** BEGIN **
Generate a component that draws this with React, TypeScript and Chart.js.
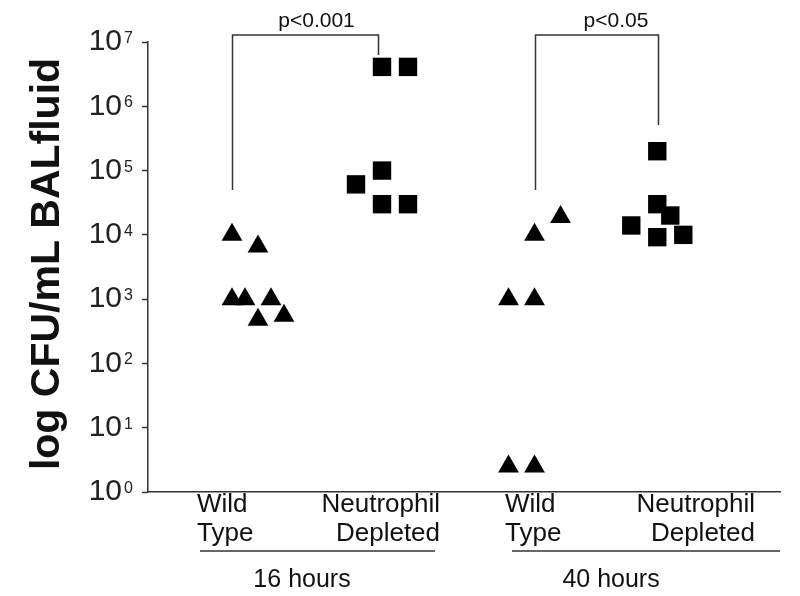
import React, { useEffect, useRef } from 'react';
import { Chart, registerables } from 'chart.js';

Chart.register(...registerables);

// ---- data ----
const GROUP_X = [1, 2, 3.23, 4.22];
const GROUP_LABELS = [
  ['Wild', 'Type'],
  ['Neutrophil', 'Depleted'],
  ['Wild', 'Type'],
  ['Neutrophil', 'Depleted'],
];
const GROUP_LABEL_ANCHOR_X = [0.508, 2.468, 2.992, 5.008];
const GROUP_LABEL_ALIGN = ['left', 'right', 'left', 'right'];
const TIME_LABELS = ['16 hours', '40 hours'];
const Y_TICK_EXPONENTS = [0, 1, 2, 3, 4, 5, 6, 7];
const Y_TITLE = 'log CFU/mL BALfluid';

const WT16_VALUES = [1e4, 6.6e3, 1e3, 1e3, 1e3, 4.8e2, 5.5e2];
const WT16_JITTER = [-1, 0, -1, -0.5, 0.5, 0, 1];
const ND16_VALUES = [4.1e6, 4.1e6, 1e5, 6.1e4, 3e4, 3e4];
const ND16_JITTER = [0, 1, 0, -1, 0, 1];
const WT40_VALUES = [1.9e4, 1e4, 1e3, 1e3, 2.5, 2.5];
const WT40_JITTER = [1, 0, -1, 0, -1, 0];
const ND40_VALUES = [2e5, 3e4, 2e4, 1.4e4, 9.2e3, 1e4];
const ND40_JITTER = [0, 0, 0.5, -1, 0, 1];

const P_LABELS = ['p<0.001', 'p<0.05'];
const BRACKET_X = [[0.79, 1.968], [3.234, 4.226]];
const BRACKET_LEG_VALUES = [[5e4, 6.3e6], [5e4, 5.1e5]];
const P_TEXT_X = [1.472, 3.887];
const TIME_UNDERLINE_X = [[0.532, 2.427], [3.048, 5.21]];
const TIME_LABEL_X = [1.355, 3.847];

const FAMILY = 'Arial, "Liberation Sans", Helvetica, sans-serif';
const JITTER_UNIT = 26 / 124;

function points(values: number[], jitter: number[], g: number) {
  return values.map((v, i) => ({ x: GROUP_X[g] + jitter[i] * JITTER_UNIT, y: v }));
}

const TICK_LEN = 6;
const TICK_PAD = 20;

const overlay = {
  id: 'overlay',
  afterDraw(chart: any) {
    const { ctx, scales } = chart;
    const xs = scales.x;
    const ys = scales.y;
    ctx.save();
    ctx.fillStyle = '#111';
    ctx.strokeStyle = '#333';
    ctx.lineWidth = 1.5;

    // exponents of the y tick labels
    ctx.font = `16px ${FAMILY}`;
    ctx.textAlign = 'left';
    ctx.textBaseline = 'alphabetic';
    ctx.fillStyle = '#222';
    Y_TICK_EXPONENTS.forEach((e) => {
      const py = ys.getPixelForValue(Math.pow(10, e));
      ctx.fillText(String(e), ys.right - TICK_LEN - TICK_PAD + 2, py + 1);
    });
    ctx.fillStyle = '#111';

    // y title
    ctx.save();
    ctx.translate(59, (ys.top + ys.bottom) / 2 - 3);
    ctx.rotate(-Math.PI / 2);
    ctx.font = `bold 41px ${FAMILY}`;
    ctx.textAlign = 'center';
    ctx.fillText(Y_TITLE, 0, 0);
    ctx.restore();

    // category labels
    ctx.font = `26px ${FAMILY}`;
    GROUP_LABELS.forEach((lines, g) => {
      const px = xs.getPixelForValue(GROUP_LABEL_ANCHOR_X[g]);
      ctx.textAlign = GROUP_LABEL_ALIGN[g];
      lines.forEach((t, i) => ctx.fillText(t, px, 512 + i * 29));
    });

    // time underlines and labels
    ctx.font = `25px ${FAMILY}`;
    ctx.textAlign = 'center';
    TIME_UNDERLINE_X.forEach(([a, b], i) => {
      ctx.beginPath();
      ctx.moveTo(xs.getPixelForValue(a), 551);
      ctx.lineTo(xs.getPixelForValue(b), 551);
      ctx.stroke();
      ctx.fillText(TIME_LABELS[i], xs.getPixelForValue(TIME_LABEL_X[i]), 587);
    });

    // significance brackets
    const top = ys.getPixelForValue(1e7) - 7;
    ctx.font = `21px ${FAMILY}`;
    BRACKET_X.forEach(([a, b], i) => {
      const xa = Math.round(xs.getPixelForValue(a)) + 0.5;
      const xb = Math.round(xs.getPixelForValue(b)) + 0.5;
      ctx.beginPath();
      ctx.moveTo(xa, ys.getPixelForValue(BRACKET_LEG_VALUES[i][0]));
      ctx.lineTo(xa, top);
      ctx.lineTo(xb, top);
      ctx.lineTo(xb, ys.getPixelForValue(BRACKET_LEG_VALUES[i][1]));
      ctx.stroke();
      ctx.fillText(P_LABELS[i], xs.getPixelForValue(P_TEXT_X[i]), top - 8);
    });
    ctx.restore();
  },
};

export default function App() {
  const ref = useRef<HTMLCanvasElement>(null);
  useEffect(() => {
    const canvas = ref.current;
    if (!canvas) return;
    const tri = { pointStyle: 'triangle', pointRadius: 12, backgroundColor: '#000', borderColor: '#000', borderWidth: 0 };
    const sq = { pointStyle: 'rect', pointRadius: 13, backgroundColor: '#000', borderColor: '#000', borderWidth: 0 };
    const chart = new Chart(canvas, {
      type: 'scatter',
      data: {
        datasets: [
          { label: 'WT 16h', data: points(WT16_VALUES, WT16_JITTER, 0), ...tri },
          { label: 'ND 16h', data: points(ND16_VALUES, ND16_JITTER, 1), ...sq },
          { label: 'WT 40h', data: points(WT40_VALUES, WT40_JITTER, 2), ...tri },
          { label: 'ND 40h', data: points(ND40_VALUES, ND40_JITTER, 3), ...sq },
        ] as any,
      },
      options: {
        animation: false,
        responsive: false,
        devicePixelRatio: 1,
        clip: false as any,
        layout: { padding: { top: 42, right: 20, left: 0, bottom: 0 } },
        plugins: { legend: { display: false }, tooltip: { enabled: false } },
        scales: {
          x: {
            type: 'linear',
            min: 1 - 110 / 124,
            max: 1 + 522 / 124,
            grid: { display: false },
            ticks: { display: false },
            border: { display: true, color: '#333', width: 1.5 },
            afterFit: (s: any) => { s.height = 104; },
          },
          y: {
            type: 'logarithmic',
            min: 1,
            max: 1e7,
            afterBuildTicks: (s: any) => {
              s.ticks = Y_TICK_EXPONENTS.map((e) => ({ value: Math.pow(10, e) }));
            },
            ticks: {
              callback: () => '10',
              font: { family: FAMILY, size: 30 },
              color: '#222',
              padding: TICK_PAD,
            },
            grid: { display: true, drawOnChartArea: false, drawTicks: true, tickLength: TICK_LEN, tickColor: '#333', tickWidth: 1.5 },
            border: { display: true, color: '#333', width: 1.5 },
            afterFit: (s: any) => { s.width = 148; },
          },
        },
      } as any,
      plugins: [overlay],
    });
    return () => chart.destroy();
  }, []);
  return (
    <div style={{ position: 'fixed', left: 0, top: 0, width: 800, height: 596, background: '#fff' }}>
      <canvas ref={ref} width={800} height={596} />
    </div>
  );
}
** END **
- Problem details
Repeat the material exactly as it reads, without any of its pictures.

- Complete answer
Generate a component that draws this with React, TypeScript and Chart.js.
import React, { useEffect, useRef } from 'react';
import { Chart, registerables } from 'chart.js';

Chart.register(...registerables);

// ---- data ----
const GROUP_X = [1, 2, 3.23, 4.22];
const GROUP_LABELS = [
  ['Wild', 'Type'],
  ['Neutrophil', 'Depleted'],
  ['Wild', 'Type'],
  ['Neutrophil', 'Depleted'],
];
const GROUP_LABEL_ANCHOR_X = [0.508, 2.468, 2.992, 5.008];
const GROUP_LABEL_ALIGN = ['left', 'right', 'left', 'right'];
const TIME_LABELS = ['16 hours', '40 hours'];
const Y_TICK_EXPONENTS = [0, 1, 2, 3, 4, 5, 6, 7];
const Y_TITLE = 'log CFU/mL BALfluid';

const WT16_VALUES = [1e4, 6.6e3, 1e3, 1e3, 1e3, 4.8e2, 5.5e2];
const WT16_JITTER = [-1, 0, -1, -0.5, 0.5, 0, 1];
const ND16_VALUES = [4.1e6, 4.1e6, 1e5, 6.1e4, 3e4, 3e4];
const ND16_JITTER = [0, 1, 0, -1, 0, 1];
const WT40_VALUES = [1.9e4, 1e4, 1e3, 1e3, 2.5, 2.5];
const WT40_JITTER = [1, 0, -1, 0, -1, 0];
const ND40_VALUES = [2e5, 3e4, 2e4, 1.4e4, 9.2e3, 1e4];
const ND40_JITTER = [0, 0, 0.5, -1, 0, 1];

const P_LABELS = ['p<0.001', 'p<0.05'];
const BRACKET_X = [[0.79, 1.968], [3.234, 4.226]];
const BRACKET_LEG_VALUES = [[5e4, 6.3e6], [5e4, 5.1e5]];
const P_TEXT_X = [1.472, 3.887];
const TIME_UNDERLINE_X = [[0.532, 2.427], [3.048, 5.21]];
const TIME_LABEL_X = [1.355, 3.847];

const FAMILY = 'Arial, "Liberation Sans", Helvetica, sans-serif';
const JITTER_UNIT = 26 / 124;

function points(values: number[], jitter: number[], g: number) {
  return values.map((v, i) => ({ x: GROUP_X[g] + jitter[i] * JITTER_UNIT, y: v }));
}

const TICK_LEN = 6;
const TICK_PAD = 20;

const overlay = {
  id: 'overlay',
  afterDraw(chart: any) {
    const { ctx, scales } = chart;
    const xs = scales.x;
    const ys = scales.y;
    ctx.save();
    ctx.fillStyle = '#111';
    ctx.strokeStyle = '#333';
    ctx.lineWidth = 1.5;

    // exponents of the y tick labels
    ctx.font = `16px ${FAMILY}`;
    ctx.textAlign = 'left';
    ctx.textBaseline = 'alphabetic';
    ctx.fillStyle = '#222';
    Y_TICK_EXPONENTS.forEach((e) => {
      const py = ys.getPixelForValue(Math.pow(10, e));
      ctx.fillText(String(e), ys.right - TICK_LEN - TICK_PAD + 2, py + 1);
    });
    ctx.fillStyle = '#111';

    // y title
    ctx.save();
    ctx.translate(59, (ys.top + ys.bottom) / 2 - 3);
    ctx.rotate(-Math.PI / 2);
    ctx.font = `bold 41px ${FAMILY}`;
    ctx.textAlign = 'center';
    ctx.fillText(Y_TITLE, 0, 0);
    ctx.restore();

    // category labels
    ctx.font = `26px ${FAMILY}`;
    GROUP_LABELS.forEach((lines, g) => {
      const px = xs.getPixelForValue(GROUP_LABEL_ANCHOR_X[g]);
      ctx.textAlign = GROUP_LABEL_ALIGN[g];
      lines.forEach((t, i) => ctx.fillText(t, px, 512 + i * 29));
    });

    // time underlines and labels
    ctx.font = `25px ${FAMILY}`;
    ctx.textAlign = 'center';
    TIME_UNDERLINE_X.forEach(([a, b], i) => {
      ctx.beginPath();
      ctx.moveTo(xs.getPixelForValue(a), 551);
      ctx.lineTo(xs.getPixelForValue(b), 551);
      ctx.stroke();
      ctx.fillText(TIME_LABELS[i], xs.getPixelForValue(TIME_LABEL_X[i]), 587);
    });

    // significance brackets
    const top = ys.getPixelForValue(1e7) - 7;
    ctx.font = `21px ${FAMILY}`;
    BRACKET_X.forEach(([a, b], i) => {
      const xa = Math.round(xs.getPixelForValue(a)) + 0.5;
      const xb = Math.round(xs.getPixelForValue(b)) + 0.5;
      ctx.beginPath();
      ctx.moveTo(xa, ys.getPixelForValue(BRACKET_LEG_VALUES[i][0]));
      ctx.lineTo(xa, top);
      ctx.lineTo(xb, top);
      ctx.lineTo(xb, ys.getPixelForValue(BRACKET_LEG_VALUES[i][1]));
      ctx.stroke();
      ctx.fillText(P_LABELS[i], xs.getPixelForValue(P_TEXT_X[i]), top - 8);
    });
    ctx.restore();
  },
};

export default function App() {
  const ref = useRef<HTMLCanvasElement>(null);
  useEffect(() => {
    const canvas = ref.current;
    if (!canvas) return;
    const tri = { pointStyle: 'triangle', pointRadius: 12, backgroundColor: '#000', borderColor: '#000', borderWidth: 0 };
    const sq = { pointStyle: 'rect', pointRadius: 13, backgroundColor: '#000', borderColor: '#000', borderWidth: 0 };
    const chart = new Chart(canvas, {
      type: 'scatter',
      data: {
        datasets: [
          { label: 'WT 16h', data: points(WT16_VALUES, WT16_JITTER, 0), ...tri },
          { label: 'ND 16h', data: points(ND16_VALUES, ND16_JITTER, 1), ...sq },
          { label: 'WT 40h', data: points(WT40_VALUES, WT40_JITTER, 2), ...tri },
          { label: 'ND 40h', data: points(ND40_VALUES, ND40_JITTER, 3), ...sq },
        ] as any,
      },
      options: {
        animation: false,
        responsive: false,
        devicePixelRatio: 1,
        clip: false as any,
        layout: { padding: { top: 42, right: 20, left: 0, bottom: 0 } },
        plugins: { legend: { display: false }, tooltip: { enabled: false } },
        scales: {
          x: {
            type: 'linear',
            min: 1 - 110 / 124,
            max: 1 + 522 / 124,
            grid: { display: false },
            ticks: { display: false },
            border: { display: true, color: '#333', width: 1.5 },
            afterFit: (s: any) => { s.height = 104; },
          },
          y: {
            type: 'logarithmic',
            min: 1,
            max: 1e7,
            afterBuildTicks: (s: any) => {
              s.ticks = Y_TICK_EXPONENTS.map((e) => ({ value: Math.pow(10, e) }));
            },
            ticks: {
              callback: () => '10',
              font: { family: FAMILY, size: 30 },
              color: '#222',
              padding: TICK_PAD,
            },
            grid: { display: true, drawOnChartArea: false, drawTicks: true, tickLength: TICK_LEN, tickColor: '#333', tickWidth: 1.5 },
            border: { display: true, color: '#333', width: 1.5 },
            afterFit: (s: any) => { s.width = 148; },
          },
        },
      } as any,
      plugins: [overlay],
    });
    return () => chart.destroy();
  }, []);
  return (
    <div style={{ position: 'fixed', left: 0, top: 0, width: 800, height: 596, background: '#fff' }}>
      <canvas ref={ref} width={800} height={596} />
    </div>
  );
}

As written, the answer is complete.